A pesquisadora cita a história das mulheres da Fahrwangen, e também as de Zurique em 1292, que, na ausência dos homens, colocaram armaduras e ficaram entre as árvores do morro Lindenhof; as tropas sitiantes, sendo muito longe para ver o que realmente estava acontecendo, bateram em retirada na crença de que a cidade estava bem defendida.

Fehlmann acha que diferenças de atitude entre os dois sexos poderiam explicar porquê as histórias das mulheres são relativamente pouco conhecidas.

“Talvez as pessoas não quizessem realmente promover as mulheres nesse papel. Guilherme Tell, que matou um tirano, fez o que um homem deveria fazer: defendeu a si e sua família e lutou por determinados princípios. Mas as mulheres não tinham o mesmo âmbito de ação, de modo que poderia ser por isso que as pessoas eram mais reticentes em contar essas histórias.”

Johann Rudolf Schellenberg, 1786

“Tenha cuidado com as mulheres”

Elisabeth Joris, historiadora que escreveu extensivamente sobre as mulheres do país, destaca que no início da formação da Confederação Helvética, por volta do final do século XV até o século XVII, o sistema de governo era dominado por famílias importantes, não por indivíduos, cada uma com um homem – o pai – na liderança.

Os homens eram responsáveis pela organização militar, que vinha de mãos dadas com a organização política.

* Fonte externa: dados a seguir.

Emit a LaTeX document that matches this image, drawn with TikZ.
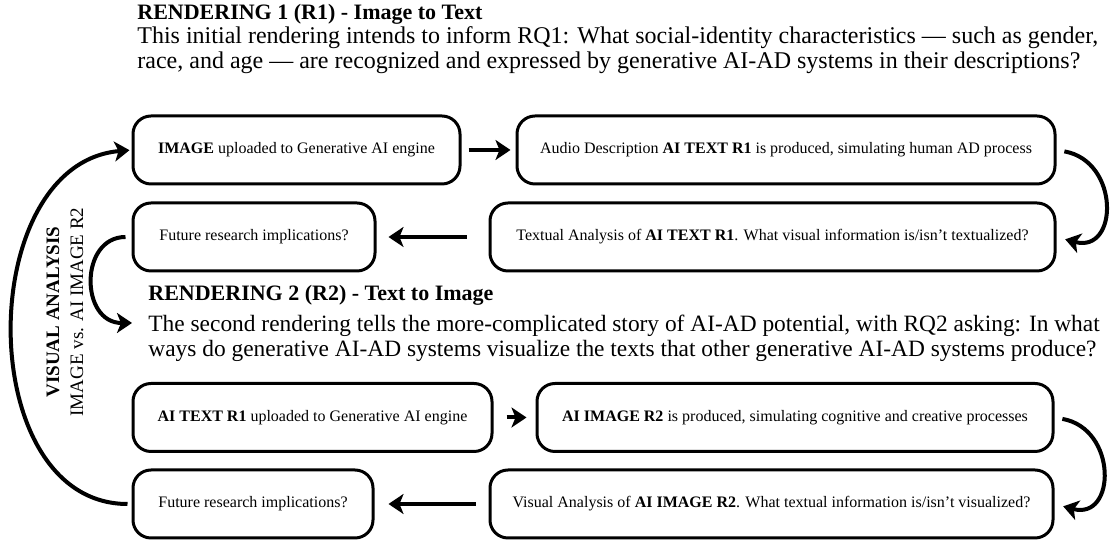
\documentclass[tikz,border=0pt]{standalone}
\usepackage{fontspec}
\setmainfont{Liberation Serif}
\usetikzlibrary{arrows.meta}

\tikzset{
  stage/.style={draw, line width=1.5pt, rounded corners=9pt, minimum height=34pt,
    inner sep=2pt, font=\fontsize{8}{9.6}\selectfont},
  flow/.style={-{Stealth[length=7.5pt,width=10pt,inset=2pt]}, line width=2pt},
  line/.style={anchor=base west, inner sep=0pt, font=\fontsize{12}{14}\selectfont},
  headline/.style={line, font=\fontsize{11}{12.5}\selectfont\bfseries}
}

\begin{document}
\begin{tikzpicture}[x=0.5pt, y=0.5pt]
  \useasboundingbox (0,0) rectangle (1116,540);

  % rendering 1
  \node [headline] (r1head) at (137,520) {RENDERING 1 (R1) - Image to Text};
  \node [line] (r1q1) at (137,496) {This initial rendering intends to inform RQ1: What social-identity characteristics — such as gender,};
  \node [line] (r1q2) at (137,471) {race, and age — are recognized and expressed by generative AI-AD systems in their descriptions?};

  \node [stage, minimum width=163.5pt] (upload1) at (296.5,390) {\textbf{IMAGE} uploaded to Generative AI engine};
  \node [stage, minimum width=269pt] (text1) at (786,390) {Audio Description \textbf{AI TEXT R1} is produced, simulating human AD process};
  \node [stage, minimum width=121pt] (future1) at (254,303) {Future research implications?};
  \node [stage, minimum width=282.5pt] (analysis1) at (772.5,303) {Textual Analysis of \textbf{AI TEXT R1}. What visual information is/isn't textualized?};

  % rendering 2
  \node [headline] (r2head) at (148,239) {RENDERING 2 (R2) - Text to Image};
  \node [line, font=\fontsize{11.7}{14}\selectfont] (r2q1) at (148,208) {The second rendering tells the more-complicated story of AI-AD potential, with RQ2 asking: In what};
  \node [line, font=\fontsize{11.7}{14}\selectfont] (r2q2) at (148,183) {ways do generative AI-AD systems visualize the texts that other generative AI-AD systems produce?};
  \coordinate (r2in) at (132,217);

  \node [stage, minimum width=179.5pt] (upload2) at (312.5,122.5) {\textbf{AI TEXT R1} uploaded to Generative AI engine};
  \node [stage, minimum width=258pt] (image2) at (795,122.5) {\textbf{AI IMAGE R2} is produced, simulating cognitive and creative processes};
  \node [stage, minimum width=120pt] (future2) at (253,36) {Future research implications?};
  \node [stage, minimum width=281.5pt] (analysis2) at (771.5,36) {Visual Analysis of \textbf{AI IMAGE R2}. What textual information is/isn't visualized?};

  \node [rotate=90, align=center, inner sep=0pt, font=\fontsize{9.5}{12}\selectfont] (va) at (65,228)
    {\textbf{VISUAL ANALYSIS}\\IMAGE vs. AI IMAGE R2};

  % connectors
  \draw [flow, shorten <=3.5pt, shorten >=2.5pt] (upload1) -- (text1);
  \draw [flow, shorten <=4pt, shorten >=4.5pt] (text1.east) to[out=-10, in=-15, looseness=1.9] (analysis1.east);
  \draw [flow, shorten <=11pt, shorten >=6pt] (analysis1) -- (future1);
  \draw [flow, shorten <=3pt] (future1.west) to[out=180, in=180, looseness=1.55] (r2in);
  \draw [flow, shorten <=6.5pt, shorten >=4.5pt] (upload2) -- (image2);
  \draw [flow, shorten <=4pt, shorten >=4.5pt] (image2.east) to[out=-10, in=-15, looseness=1.9] (analysis2.east);
  \draw [flow, shorten <=6.5pt, shorten >=7pt] (analysis2) -- (future2);
  \draw [flow, shorten <=2pt, shorten >=1pt] (future2.west) to[out=180, in=185, looseness=1.15] (upload1.west);
\end{tikzpicture}
\end{document}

Mas muitas vezes as mulheres exerciam uma grande influência nessa sociedade, muitas vezes por astúcia – uma característica associada às mulheres, em grande parte graças à figura bíblica de Eva.

Isso se encaixa com uma história como a do monte Lindenhof, explica. “As mulheres não desafiam o poder dos homens, elas agem como agem porque os homens não estão lá. O inimigo decide não atacar o monte, não porque eles têm medo das mulheres, mas porque eles acham que são homens”.

Georg Kreis, professor de História da Suíça na Universidade de Basileia, sugere uma outra maneira de olhar a malícia das mulheres.

“A meta-mensagem talvez seja que você deve ter cuidado com as mulheres. Elas são perigosas porque são espertas demais.”

Mas o professor concorda sobre o papel dos sexos, citando o exemplo das mulheres de Appenzell na Batalha no Stoss.

“A mensagem é que ‘até as mulheres participaram’. A questão está no ‘até’, que mostra que as mulheres foram corajosas, mas ao mesmo tempo nos lembra que elas são mais fracas e amantes da paz. Os homens são o critério de normalidade.”

“Olhando para isto de um ponto de vista psicológico, eu acho que essas histórias são, provavelmente, fantasias masculinas. Não foram as mulheres que as produziram. As mulheres são alegorias, são deusas protetoras que inspiram os homens.”

A Suíça como a conhecemos hoje foi formada gradualmente, ao longo de muitos séculos e lutas.

Na Idade Média, em algumas partes do que é hoje a Suíça, famílias nobres lutavam entre si pelo controle do território, em outras as comunidades locais já eram fortes o suficiente para fazer valer seus próprios interesses, se livrando dos senhores feudais e expandindo seu território.

Em 1292, o duque Albrecht I de Habsburgo pretendia acabar com uma grande rebelião na parte ocidental de seus domínios. A cidade de Zurique estava entre os revoltos e embora o duque tenha se saído vitorioso nessa batalha, os Habsburgos foram perdendo gradualmente todos seus domínios na Suíça.

Em Porclas, os invasores eram as tropas do Conde de Werdenberg, que controlava a parte baixa do vale do rio Reno e tentava expandir seu território nas terras sob o controle do barão de Belmont.

A batalha de Stoss, em 1405, foi uma vitória de um pequeno exército de Appenzell sobre uma força austríaca muito maior – o início de uma longa luta, durante a qual o cantão de Appenzell se libertou do julgo do príncipe-abade de St Gallen, ingressando na Confederação Helvética.

Os cidadãos de Genebra haviam derrubado os duques da Saboia no século XVI, adotando a religião protestante. O duque fez uma última tentativa de recapturar a cidade em 1602, com suas tropas escalando os muros da cidade à noite. Mas Mère Royaume ficava acordada até tarde fazendo sopa e os ouviu chegando, lançando o conteúdo do seu caldeirão sobre os invasores e soando o alarme que salvaria a cidade.

A segunda Batalha de Villmergen, de 1712, uniu Zurique e Berna contra os cantões católicos da Suíça central. Fahrwangen e Meisterschwanden eram naquela época governados por Berna. A guerra terminou com a derrota dos católicos.